At $40.46 on Friday the stock was valued at 21 times the 2003 earnings-per-share estimate. That is about half what Coke’s peak price-to-earnings ratio was in the late 1990s.
But is the stock cheap? Putting a “proper” value on a stock is more art than science. A P/E ratio is just one valuation measure. It gives investors an idea of how much they’re paying for a year’s worth of earnings.
Historically, a P/E ratio that is twice a company’s expected annual earnings growth rate has been considered pricey. Whether investors, en masse, believe that Coke still is too expensive relative to its growth rate isn’t clear. But for whatever reason, Coke stock last week fell to its lowest level since 1996 before rebounding a bit on Friday.
Scott Black, a “value”-oriented money manager at Delphi Management in Boston, argues that Coke is indeed too expensive for the growth it can deliver. He said he doesn’t understand why other investors are willing to pay double-digit P/E ratios for Coke and other mature consumer companies that appear capable of only single-digit profit growth.
“It think it’s a lot of lazy money managers who don’t know what else to buy,” so they stick with the names they’ve always known, Black said.
The stocks’ fans see it differently, of course. If the economy picks up speed this year and in 2004, after the Iraq situation is resolved, it’s conceivable that earnings growth would rebound sharply for all sorts of U.S. companies, including the consumer leaders.
Procter & Gamble was another old-line consumer company that fell on hard times in 2000, as rivals ate away at its markets. But cost cutting has helped P&G; stage a strong recovery. The company last week raised its earnings forecast for the current fiscal year, saying it expects 12% to 13% growth.
P&G; stock has surged 62% from its lows in 2000. Investors who have stuck with Coke, McDonald’s, Home Depot and Kodak must be betting on the same kind of reward from those stocks in the next few years.

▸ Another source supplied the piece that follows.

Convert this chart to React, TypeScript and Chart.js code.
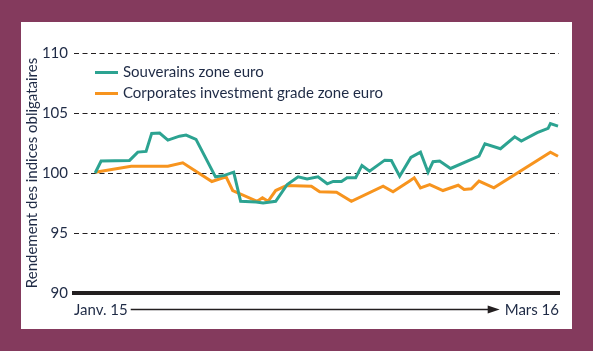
import React, { useEffect, useRef } from "react";
import { Chart, registerables } from "chart.js";

Chart.register(...registerables);

// Tick labels
const xLabels = ["Janv. 15", "Mars 16"];
const yTicks = [90, 95, 100, 105, 110];
const yTitle = "Rendement des indices obligataires";

// Series (x = months since Janv. 15)
const souvLabel = "Souverains zone euro";
const souvMonths = [0, 0.18, 1.04, 1.29, 1.54, 1.71, 1.95, 2.2, 2.55, 2.75, 3.05, 3.64, 3.91, 4.19, 4.4, 4.87, 5.08, 5.46, 5.81, 6.14, 6.41, 6.74, 7.02, 7.2, 7.45, 7.62, 7.88, 8.07, 8.3, 8.76, 8.96, 9.21, 9.55, 9.84, 10.07, 10.22, 10.42, 10.75, 11.61, 11.79, 12.26, 12.69, 12.89, 13.37, 13.7, 13.77, 14.0];
const souvValues = [100.0, 101.0, 101.05, 101.74, 101.8, 103.3, 103.33, 102.74, 103.07, 103.16, 102.8, 99.68, 99.8, 100.07, 97.64, 97.59, 97.5, 97.64, 99.04, 99.68, 99.51, 99.68, 99.1, 99.3, 99.3, 99.6, 99.6, 100.63, 100.15, 101.07, 101.04, 99.73, 101.3, 101.74, 100.07, 100.94, 100.99, 100.38, 101.4, 102.44, 102.02, 103.02, 102.66, 103.36, 103.72, 104.11, 103.91];

const corpLabel = "Corporates investment grade zone euro";
const corpMonths = [0, 1.09, 2.2, 2.65, 3.53, 3.96, 4.16, 4.9, 5.06, 5.23, 5.46, 5.79, 6.54, 6.79, 7.3, 7.75, 8.71, 9.01, 9.5, 9.65, 9.84, 10.12, 10.52, 10.98, 11.16, 11.38, 11.61, 12.06, 13.77, 14.0];
const corpValues = [100.07, 100.57, 100.57, 100.85, 99.29, 99.68, 98.54, 97.64, 97.93, 97.64, 98.54, 98.96, 98.9, 98.43, 98.4, 97.64, 98.9, 98.43, 99.32, 99.6, 98.76, 99.04, 98.54, 98.98, 98.62, 98.68, 99.32, 98.76, 101.74, 101.4];

const X_MIN = -0.64;
const X_MAX = 14.03;

const FONT = "Lato, 'Open Sans', sans-serif";
const TEXT = "#1e2a45";
const TEAL = "#2ca391";
const ORANGE = "#f7941e";
const PURPLE = "#843a5d";

const framePlugin = {
  id: "frame",
  beforeDraw(chart: any) {
    const { ctx, width, height } = chart;
    ctx.save();
    ctx.fillStyle = PURPLE;
    ctx.fillRect(0, 0, width, height);
    ctx.fillStyle = "#ffffff";
    ctx.fillRect(21, 22, 551, 307);
    ctx.restore();
  },
};

const legendPlugin = {
  id: "insideLegend",
  afterDraw(chart: any) {
    const { ctx } = chart;
    ctx.save();
    chart.data.datasets.forEach((ds: any, i: number) => {
      const y = 72.5 + i * 21;
      ctx.strokeStyle = ds.borderColor;
      ctx.lineWidth = 3;
      ctx.beginPath();
      ctx.moveTo(95, y);
      ctx.lineTo(118, y);
      ctx.stroke();
      ctx.fillStyle = TEXT;
      ctx.font = `15px ${FONT}`;
      ctx.textBaseline = "middle";
      ctx.textAlign = "left";
      ctx.fillText(ds.label, 123, y);
    });
    ctx.restore();
  },
};

const arrowPlugin = {
  id: "timeArrow",
  afterDraw(chart: any) {
    const { ctx, chartArea } = chart;
    ctx.save();
    ctx.font = `15px ${FONT}`;
    const w0 = ctx.measureText(xLabels[0]).width;
    const w1 = ctx.measureText(xLabels[1]).width;
    const y = 309.5;
    const x0 = chartArea.left + w0 + 3;
    const x1 = chartArea.right - w1 - 5;
    ctx.strokeStyle = "#231f20";
    ctx.fillStyle = "#231f20";
    ctx.lineWidth = 1.3;
    ctx.beginPath();
    ctx.moveTo(x0, y);
    ctx.lineTo(x1 - 10, y);
    ctx.stroke();
    ctx.beginPath();
    ctx.moveTo(x1, y);
    ctx.lineTo(x1 - 12, y - 4);
    ctx.lineTo(x1 - 12, y + 4);
    ctx.closePath();
    ctx.fill();
    ctx.restore();
  },
};

export default function App() {
  const ref = useRef<HTMLCanvasElement | null>(null);

  useEffect(() => {
    if (!ref.current) return;
    const chart = new Chart(ref.current, {
      type: "line",
      data: {
        datasets: [
          {
            label: souvLabel,
            data: souvMonths.map((m, i) => ({ x: m, y: souvValues[i] })),
            borderColor: TEAL,
            backgroundColor: TEAL,
            borderWidth: 3,
            pointRadius: 0,
            tension: 0,
          },
          {
            label: corpLabel,
            data: corpMonths.map((m, i) => ({ x: m, y: corpValues[i] })),
            borderColor: ORANGE,
            backgroundColor: ORANGE,
            borderWidth: 3,
            pointRadius: 0,
            tension: 0,
          },
        ],
      },
      options: {
        animation: false,
        responsive: false,
        maintainAspectRatio: false,
        devicePixelRatio: 1,
        layout: { padding: { left: 0, top: 53, right: 34, bottom: 0 } },
        plugins: {
          legend: { display: false },
          tooltip: { enabled: false },
        },
        scales: {
          x: {
            type: "linear",
            min: X_MIN,
            max: X_MAX,
            afterBuildTicks: (scale: any) => {
              scale.ticks = [{ value: X_MIN }, { value: X_MAX }];
            },
            afterFit: (scale: any) => {
              scale.height = 58;
            },
            ticks: {
              autoSkip: false,
              maxRotation: 0,
              align: "inner",
              padding: 8,
              color: TEXT,
              font: { family: FONT, size: 15 },
              callback: (_v: any, i: number) => xLabels[i],
            },
            grid: { display: false, drawTicks: false },
            border: { display: true, color: "#231f20", width: 4 },
          },
          y: {
            min: 90,
            max: 110,
            afterBuildTicks: (scale: any) => {
              scale.ticks = yTicks.map((v) => ({ value: v }));
            },
            afterFit: (scale: any) => {
              scale.width = 74;
            },
            ticks: {
              padding: 6,
              color: TEXT,
              font: { family: FONT, size: 15 },
            },
            grid: { color: "#231f20", lineWidth: 1, drawTicks: false },
            border: { display: false, dash: [5, 3.5] },
            title: {
              display: true,
              text: yTitle,
              color: TEXT,
              font: { family: FONT, size: 15 },
              padding: { top: 23, bottom: 0 },
            },
          },
        },
      },
      plugins: [framePlugin, legendPlugin, arrowPlugin],
    });
    return () => chart.destroy();
  }, []);

  return (
    <div style={{ position: "fixed", left: 0, top: 0, width: 593, height: 351 }}>
      <canvas ref={ref} width={593} height={351} style={{ display: "block", width: 593, height: 351 }} />
    </div>
  );
}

There may also be a feeling that, with the P/E ratio on a stock such as McDonald’s already at a seemingly low level -- 10 times estimated 2003 earnings -- the share price can’t get much cheaper.

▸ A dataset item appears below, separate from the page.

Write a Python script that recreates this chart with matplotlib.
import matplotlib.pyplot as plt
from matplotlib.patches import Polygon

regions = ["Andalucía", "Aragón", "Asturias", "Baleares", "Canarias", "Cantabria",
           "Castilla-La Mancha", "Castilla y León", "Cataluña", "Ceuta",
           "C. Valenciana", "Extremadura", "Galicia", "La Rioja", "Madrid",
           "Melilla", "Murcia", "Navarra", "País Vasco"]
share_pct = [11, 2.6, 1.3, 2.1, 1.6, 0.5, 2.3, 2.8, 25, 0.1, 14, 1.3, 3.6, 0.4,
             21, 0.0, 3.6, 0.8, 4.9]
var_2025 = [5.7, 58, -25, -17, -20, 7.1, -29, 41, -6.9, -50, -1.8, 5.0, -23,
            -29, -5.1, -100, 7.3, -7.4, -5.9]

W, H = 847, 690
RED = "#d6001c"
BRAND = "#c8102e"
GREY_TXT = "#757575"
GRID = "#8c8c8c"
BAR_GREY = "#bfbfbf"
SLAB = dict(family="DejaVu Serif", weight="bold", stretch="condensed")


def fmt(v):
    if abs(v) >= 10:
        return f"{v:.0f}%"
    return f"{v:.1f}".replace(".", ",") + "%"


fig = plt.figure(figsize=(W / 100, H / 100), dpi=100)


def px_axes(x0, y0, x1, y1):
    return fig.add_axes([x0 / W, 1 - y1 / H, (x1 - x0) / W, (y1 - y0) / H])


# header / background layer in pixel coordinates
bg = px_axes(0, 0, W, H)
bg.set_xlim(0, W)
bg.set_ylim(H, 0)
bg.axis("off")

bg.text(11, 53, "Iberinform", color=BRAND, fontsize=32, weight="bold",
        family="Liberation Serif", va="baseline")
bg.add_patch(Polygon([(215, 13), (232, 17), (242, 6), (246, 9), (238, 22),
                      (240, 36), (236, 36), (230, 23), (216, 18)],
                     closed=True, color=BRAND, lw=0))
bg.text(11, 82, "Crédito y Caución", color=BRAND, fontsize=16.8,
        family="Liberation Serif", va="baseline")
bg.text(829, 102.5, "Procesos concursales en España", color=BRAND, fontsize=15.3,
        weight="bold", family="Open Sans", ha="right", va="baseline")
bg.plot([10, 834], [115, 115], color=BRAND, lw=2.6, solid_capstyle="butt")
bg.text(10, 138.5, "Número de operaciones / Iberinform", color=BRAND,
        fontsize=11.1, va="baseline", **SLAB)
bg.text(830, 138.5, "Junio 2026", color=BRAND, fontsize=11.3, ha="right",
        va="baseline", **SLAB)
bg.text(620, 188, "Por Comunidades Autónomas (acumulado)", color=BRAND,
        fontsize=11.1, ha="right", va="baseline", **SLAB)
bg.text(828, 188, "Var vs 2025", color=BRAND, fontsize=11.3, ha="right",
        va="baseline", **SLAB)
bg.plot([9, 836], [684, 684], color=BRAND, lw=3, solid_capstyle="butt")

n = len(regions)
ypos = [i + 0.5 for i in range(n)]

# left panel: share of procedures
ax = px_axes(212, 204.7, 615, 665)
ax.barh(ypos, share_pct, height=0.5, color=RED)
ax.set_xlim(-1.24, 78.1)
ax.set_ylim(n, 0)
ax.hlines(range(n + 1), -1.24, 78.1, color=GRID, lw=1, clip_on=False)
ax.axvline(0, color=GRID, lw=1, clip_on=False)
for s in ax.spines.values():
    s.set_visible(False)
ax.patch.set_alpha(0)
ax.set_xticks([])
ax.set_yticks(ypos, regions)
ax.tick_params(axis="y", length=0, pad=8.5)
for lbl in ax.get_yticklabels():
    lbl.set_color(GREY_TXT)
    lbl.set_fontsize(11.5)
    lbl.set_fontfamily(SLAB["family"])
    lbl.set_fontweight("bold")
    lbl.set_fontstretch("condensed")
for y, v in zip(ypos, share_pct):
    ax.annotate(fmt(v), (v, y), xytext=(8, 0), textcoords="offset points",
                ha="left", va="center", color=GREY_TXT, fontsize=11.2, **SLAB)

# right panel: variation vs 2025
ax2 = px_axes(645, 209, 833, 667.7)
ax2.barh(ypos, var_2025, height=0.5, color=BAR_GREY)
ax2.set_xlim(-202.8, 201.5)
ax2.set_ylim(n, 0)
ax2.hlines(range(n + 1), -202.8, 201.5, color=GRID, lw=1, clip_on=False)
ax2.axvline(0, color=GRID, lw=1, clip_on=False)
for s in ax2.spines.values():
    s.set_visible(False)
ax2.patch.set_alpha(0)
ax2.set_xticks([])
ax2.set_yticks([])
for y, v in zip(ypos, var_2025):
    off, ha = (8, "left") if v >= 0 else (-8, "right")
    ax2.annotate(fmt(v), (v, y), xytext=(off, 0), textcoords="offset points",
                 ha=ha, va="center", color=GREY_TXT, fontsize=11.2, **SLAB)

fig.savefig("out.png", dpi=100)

But if McDonald’s problems are worse than expected, and the firm can’t generate much, if any, profit growth over the next few years, how low is too low for its P/E?
Marder and other analysts also point out another challenge these consumer stocks will face once the economy begins to grow at a much better pace: Many investors, as they gain more confidence, will be more likely to go hunting for stocks of truly fast-growing firms, rather than settle for shares of mature businesses whose peak years have passed.
That could favor the now widely despised technology sector again, as well as new growth sectors that will emerge from a revived IPO market, Marder said.
That environment wouldn’t favor sharp gains in the old-line consumer giants, he said.